--- start ---

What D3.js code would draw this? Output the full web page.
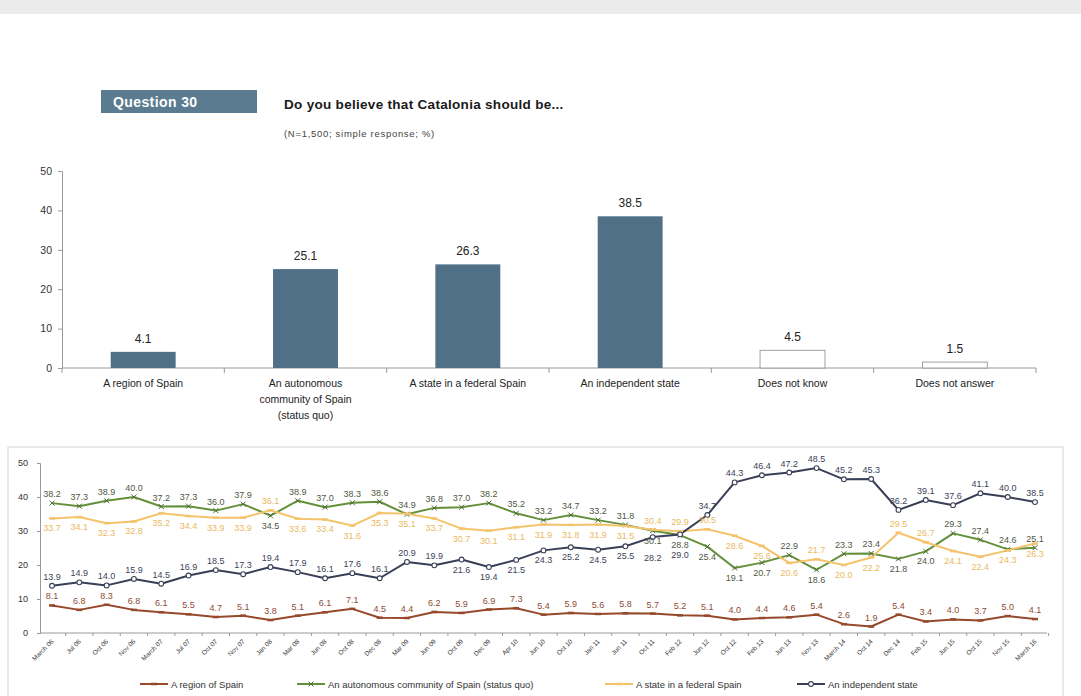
<!DOCTYPE html>
<html>
<head>
<meta charset="utf-8">
<script src="https://cdn.jsdelivr.net/npm/d3@7"></script>
<style>
  html, body { margin: 0; padding: 0; background: #ffffff; }
  svg { display: block; font-family: Arial, "Liberation Sans", sans-serif; }
</style>
</head>
<body>
<svg id="chart" width="1081" height="696"></svg>
<script>
// ---- Question 30: current answer shares (%) ----
const categories = [
  "A region of Spain",
  "An autonomous community of Spain (status quo)",
  "A state in a federal Spain",
  "An independent state",
  "Does not know",
  "Does not answer"
];
const categoryLines = [
  ["A region of Spain"],
  ["An autonomous", "community of Spain", "(status quo)"],
  ["A state in a federal Spain"],
  ["An independent state"],
  ["Does not know"],
  ["Does not answer"]
];
const shares = [4.1, 25.1, 26.3, 38.5, 4.5, 1.5];
const nonResponses = ["Does not know", "Does not answer"];
const barTicks = [0, 10, 20, 30, 40, 50];

// ---- Evolution by survey wave (%) ----
const waves = [
  "March 06", "Jul 06", "Oct 06", "Nov 06", "March 07", "Jul 07", "Oct 07", "Nov 07",
  "Jan 08", "Mar 08", "Jun 08", "Oct 08", "Dec 08", "Mar 09", "Jun 09", "Oct 09",
  "Dec 09", "Apr 10", "Jun 10", "Oct 10", "Jan 11", "Jun 11", "Oct 11", "Feb 12",
  "Jun 12", "Oct 12", "Feb 13", "Jun 13", "Nov 13", "March 14", "Oct 14", "Dec 14",
  "Feb 15", "Jun 15", "Oct 15", "Nov 15", "March 16"
];
const regionOfSpain = [8.1, 6.8, 8.3, 6.8, 6.1, 5.5, 4.7, 5.1, 3.8, 5.1, 6.1, 7.1, 4.5, 4.4, 6.2, 5.9, 6.9, 7.3, 5.4, 5.9, 5.6, 5.8, 5.7, 5.2, 5.1, 4.0, 4.4, 4.6, 5.4, 2.6, 1.9, 5.4, 3.4, 4.0, 3.7, 5.0, 4.1];
const autonomousCommunity = [38.2, 37.3, 38.9, 40.0, 37.2, 37.3, 36.0, 37.9, 34.5, 38.9, 37.0, 38.3, 38.6, 34.9, 36.8, 37.0, 38.2, 35.2, 33.2, 34.7, 33.2, 31.8, 30.1, 28.8, 25.4, 19.1, 20.7, 22.9, 18.6, 23.3, 23.4, 21.8, 24.0, 29.3, 27.4, 24.6, 25.1];
const federalState = [33.7, 34.1, 32.3, 32.8, 35.2, 34.4, 33.9, 33.9, 36.1, 33.6, 33.4, 31.6, 35.3, 35.1, 33.7, 30.7, 30.1, 31.1, 31.9, 31.8, 31.9, 31.5, 30.4, 29.9, 30.5, 28.6, 25.6, 20.6, 21.7, 20.0, 22.2, 29.5, 26.7, 24.1, 22.4, 24.3, 26.3];
const independentState = [13.9, 14.9, 14.0, 15.9, 14.5, 16.9, 18.5, 17.3, 19.4, 17.9, 16.1, 17.6, 16.1, 20.9, 19.9, 21.6, 19.4, 21.5, 24.3, 25.2, 24.5, 25.5, 28.2, 29.0, 34.7, 44.3, 46.4, 47.2, 48.5, 45.2, 45.3, 36.2, 39.1, 37.6, 41.1, 40.0, 38.5];
const lineTicks = [0, 10, 20, 30, 40, 50];

const svg = d3.select("#chart");
const fmt = d3.format(".1f");

// page strip
svg.append("rect").attr("x", 0).attr("y", 0).attr("width", 1081).attr("height", 14).attr("fill", "#ebebeb");

// ---- header ----
svg.append("rect").attr("x", 101).attr("y", 90).attr("width", 156).attr("height", 23).attr("fill", "#5a7b90");
svg.append("text").attr("x", 113).attr("y", 107).attr("fill", "#ffffff")
  .attr("font-size", 14).attr("font-weight", "bold").attr("letter-spacing", 0.4).text("Question 30");
svg.append("text").attr("x", 284).attr("y", 109).attr("fill", "#1a1a1a")
  .attr("font-size", 13.5).attr("font-weight", "bold").attr("letter-spacing", 0.3)
  .text("Do you believe that Catalonia should be...");
svg.append("text").attr("x", 284).attr("y", 137).attr("fill", "#444")
  .attr("font-size", 9.5).attr("letter-spacing", 0.7).text("(N=1,500; simple response; %)");

// ---- bar chart ----
const xBar = d3.scaleBand().domain(categories).range([62, 1036]).paddingInner(0.6).paddingOuter(0.3);
const yBar = d3.scaleLinear().domain([0, 50]).range([368, 171]);

const barAxis = svg.append("g").attr("transform", "translate(62,0)")
  .call(d3.axisLeft(yBar).tickValues(barTicks).tickSize(4).tickPadding(6));
barAxis.select(".domain").attr("stroke", "#9a9a9a");
barAxis.selectAll(".tick line").attr("stroke", "#9a9a9a");
barAxis.selectAll("text").attr("font-size", 10.5).attr("fill", "#333").attr("font-family", "Arial, 'Liberation Sans', sans-serif");

svg.append("line").attr("x1", 62).attr("x2", 1036).attr("y1", yBar(0)).attr("y2", yBar(0)).attr("stroke", "#9a9a9a");
const gap = (xBar.step() - xBar.bandwidth()) / 2;
const bounds = categories.map(c => xBar(c) - gap).concat([xBar(categories[categories.length - 1]) + xBar.bandwidth() + gap]);
svg.selectAll(".bnd").data(bounds).enter().append("line")
  .attr("x1", d => d).attr("x2", d => d).attr("y1", yBar(0)).attr("y2", yBar(0) + 5).attr("stroke", "#9a9a9a");

svg.selectAll(".bar").data(categories).enter().append("rect")
  .attr("x", c => xBar(c))
  .attr("width", xBar.bandwidth())
  .attr("y", (c, i) => yBar(shares[i]))
  .attr("height", (c, i) => yBar(0) - yBar(shares[i]))
  .attr("fill", c => nonResponses.includes(c) ? "#ffffff" : "#4f7087")
  .attr("stroke", c => nonResponses.includes(c) ? "#8a8a8a" : "none")
  .attr("stroke-width", 0.8);

svg.selectAll(".bval").data(categories).enter().append("text")
  .attr("x", c => xBar(c) + xBar.bandwidth() / 2)
  .attr("y", (c, i) => yBar(shares[i]) - 9)
  .attr("text-anchor", "middle").attr("font-size", 12).attr("fill", "#222")
  .text((c, i) => fmt(shares[i]));

categories.forEach((c, i) => {
  const t = svg.append("text").attr("text-anchor", "middle").attr("font-size", 10.5).attr("fill", "#222");
  categoryLines[i].forEach((ln, k) => {
    t.append("tspan").attr("x", xBar(c) + xBar.bandwidth() / 2).attr("y", 387 + k * 16).text(ln);
  });
});

// ---- line chart ----
svg.append("rect").attr("x", 8).attr("y", 447).attr("width", 1055).attr("height", 270)
  .attr("fill", "none").attr("stroke", "#d4d4d4");

const xLine = d3.scalePoint().domain(waves).range([52, 1035]);
const yLine = d3.scaleLinear().domain([0, 50]).range([633, 463]);

const lineAxis = svg.append("g").attr("transform", "translate(40,0)")
  .call(d3.axisLeft(yLine).tickValues(lineTicks).tickSize(3).tickPadding(9));
lineAxis.select(".domain").attr("stroke", "#9a9a9a");
lineAxis.selectAll(".tick line").attr("stroke", "#9a9a9a");
lineAxis.selectAll("text").attr("font-size", 9).attr("fill", "#333").attr("font-family", "Arial, 'Liberation Sans', sans-serif");

svg.append("line").attr("x1", 40).attr("x2", 1047).attr("y1", yLine(0)).attr("y2", yLine(0)).attr("stroke", "#9a9a9a");
const halfStep = xLine.step() / 2;
svg.selectAll(".wtick").data(waves).enter().append("line")
  .attr("x1", w => xLine(w) + halfStep).attr("x2", w => xLine(w) + halfStep)
  .attr("y1", yLine(0)).attr("y2", yLine(0) + 3).attr("stroke", "#9a9a9a");

svg.selectAll(".wlab").data(waves).enter().append("text")
  .attr("transform", w => `translate(${xLine(w) + 2},${yLine(0) + 9}) rotate(-45)`)
  .attr("text-anchor", "end").attr("font-size", 6.5).attr("fill", "#333")
  .text(w => w);

// label placement per series: "a" above (default for most), "b" below, "bb" further below
const series = [
  { name: "A region of Spain", values: regionOfSpain, color: "#96492b", labelColor: "#8e4a34", marker: "dash", base: "a", place: {} },
  { name: "An autonomous community of Spain (status quo)", values: autonomousCommunity, color: "#64903a", labelColor: "#50583f", marker: "cross", base: "a",
    place: { 8: "b", 22: "b", 23: "b", 24: "b", 25: "b", 26: "b", 28: "b", 31: "b", 32: "b" } },
  { name: "A state in a federal Spain", values: federalState, color: "#f4c46c", labelColor: "#eab95e", marker: "dash", base: "b",
    place: { 8: "a", 22: "a", 23: "a", 24: "a", 28: "a", 31: "a", 32: "a" } },
  { name: "An independent state", values: independentState, color: "#3a3f57", labelColor: "#3c4258", marker: "circle", base: "a",
    place: { 15: "b", 16: "b", 17: "b", 18: "b", 19: "b", 20: "b", 21: "b", 22: "bb", 23: "bb" } }
];
const labelShift = { a: -6, b: 13, bb: 24 };

const line = d3.line().x((v, i) => xLine(waves[i])).y(v => yLine(v));

series.forEach(s => {
  svg.append("path").datum(s.values).attr("d", line)
    .attr("fill", "none").attr("stroke", s.color).attr("stroke-width", 2).attr("stroke-linejoin", "round");
});

function drawMarker(g, type, x, y, color) {
  if (type === "circle") {
    g.append("circle").attr("cx", x).attr("cy", y).attr("r", 2.4).attr("fill", "#ffffff").attr("stroke", color).attr("stroke-width", 1.1);
  } else if (type === "cross") {
    g.append("path").attr("d", `M${x - 2.5},${y - 2.5}L${x + 2.5},${y + 2.5}M${x - 2.5},${y + 2.5}L${x + 2.5},${y - 2.5}`)
      .attr("stroke", "#4f6a35").attr("stroke-width", 1);
  } else {
    g.append("line").attr("x1", x - 3).attr("x2", x + 3).attr("y1", y).attr("y2", y).attr("stroke", color).attr("stroke-width", 2.5);
  }
}

series.forEach(s => {
  const g = svg.append("g");
  s.values.forEach((v, i) => drawMarker(g, s.marker, xLine(waves[i]), yLine(v), s.color));
});

series.forEach(s => {
  s.values.forEach((v, i) => {
    const where = s.place[i] || s.base;
    svg.append("text")
      .attr("x", xLine(waves[i]))
      .attr("y", yLine(v) + labelShift[where])
      .attr("text-anchor", "middle").attr("font-size", 9)
      .attr("fill", s.labelColor)
      .text(fmt(v));
  });
});

// legend
const legendX = [140, 297, 605, 797];
series.forEach((s, i) => {
  const g = svg.append("g").attr("transform", `translate(${legendX[i]},684)`);
  g.append("line").attr("x1", 0).attr("x2", 28).attr("y1", 0).attr("y2", 0).attr("stroke", s.color).attr("stroke-width", 2);
  drawMarker(g, s.marker, 14, 0, s.color);
  g.append("text").attr("x", 31).attr("y", 3.5).attr("font-size", 9.5).attr("fill", "#333").text(s.name);
});
</script>
</body>
</html>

--- end ---

Write out again, exactly, the lines from the start of the listing up to the line containing "const barTicks = [0, 10, 20, 30, 40, 50];", with both ends and without pictures.

What D3.js code would draw this? Output the full web page.
<!DOCTYPE html>
<html>
<head>
<meta charset="utf-8">
<script src="https://cdn.jsdelivr.net/npm/d3@7"></script>
<style>
  html, body { margin: 0; padding: 0; background: #ffffff; }
  svg { display: block; font-family: Arial, "Liberation Sans", sans-serif; }
</style>
</head>
<body>
<svg id="chart" width="1081" height="696"></svg>
<script>
// ---- Question 30: current answer shares (%) ----
const categories = [
  "A region of Spain",
  "An autonomous community of Spain (status quo)",
  "A state in a federal Spain",
  "An independent state",
  "Does not know",
  "Does not answer"
];
const categoryLines = [
  ["A region of Spain"],
  ["An autonomous", "community of Spain", "(status quo)"],
  ["A state in a federal Spain"],
  ["An independent state"],
  ["Does not know"],
  ["Does not answer"]
];
const shares = [4.1, 25.1, 26.3, 38.5, 4.5, 1.5];
const nonResponses = ["Does not know", "Does not answer"];
const barTicks = [0, 10, 20, 30, 40, 50];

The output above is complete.